A few years ago, I did a post on whether a digital signature in a construction contract was valid. Given the regularity by which parties now communicate by email, it is certainly a subject worth revisiting.
In United States ex rel. Cummins-Wagner Co., Inc. v. Fidelity and Deposit Co. of Maryland, the United States District Court of Maryland address whether a Miller Act claimant can give valid notice of a claim via email. The payment bond claimant was a sub-subcontractor who filed a claim because the subcontractor failed to make timely payment.
The Email as Notice of Claim. Under the Miller Act, second-tier claimants must give notice of any claim to the prime contractor within 90 days of last providing labor or materials. In this case, the prime contractor contacted the sub-subcontractor to ask how much it was owed on the project. Within that 90-day period, the sub-subcontractor sent an email response identifying the total amount owed, as well a copies of the outstanding invoices. In a lawsuit on the payment bond, the surety argued that the email sent by the sub-subcontractor was not sufficient notice of the claim.

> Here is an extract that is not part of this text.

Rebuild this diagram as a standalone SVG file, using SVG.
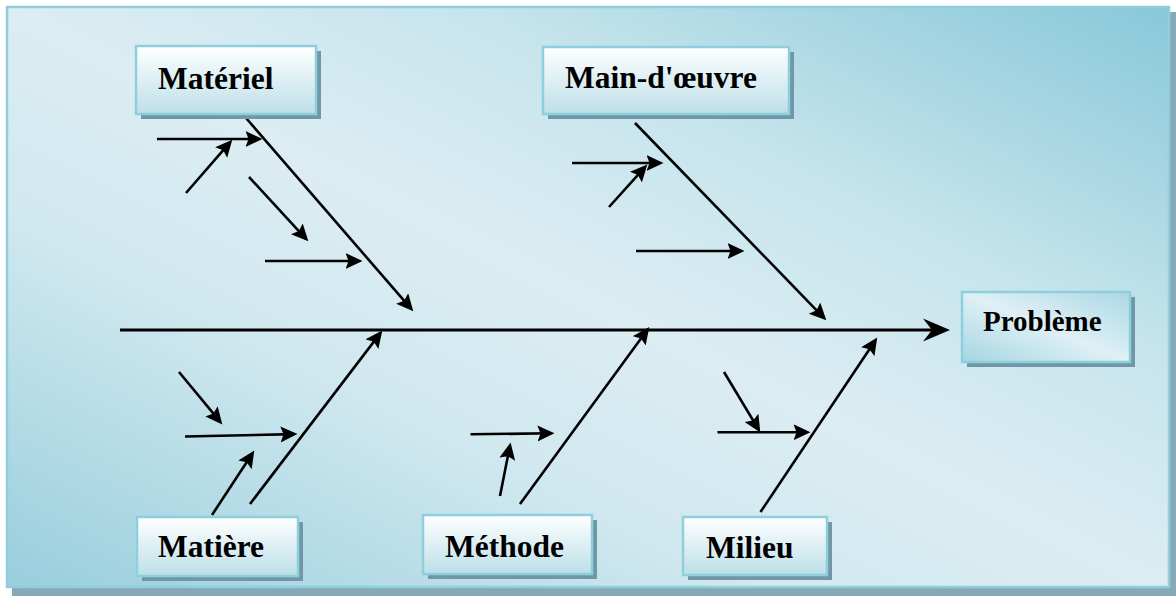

The Court Decision. The court concluded that the sub-subcontractor’s email notifying the prime contractor about the claim was legally sufficient notice. Although the Miller Act specifies methods for giving notice, the court focused on whether the prime contractor had received actual notice. Since the contractor did not dispute that it had received the email on the amount owed, the court found that notice was sufficient.
So What? The decision in Cummins-Wagner demonstrates one of many different ways in which a court can treat notice issues. Since contractors do not always comply with the method of notice of a claim outlined in the Miller Act, actual notice may provide a safety net to those contractors who do not strictly comply with statutory or contractual requirements. Send those emails. Follow-up. Timely respond. Do what you have to do to preserve your claims.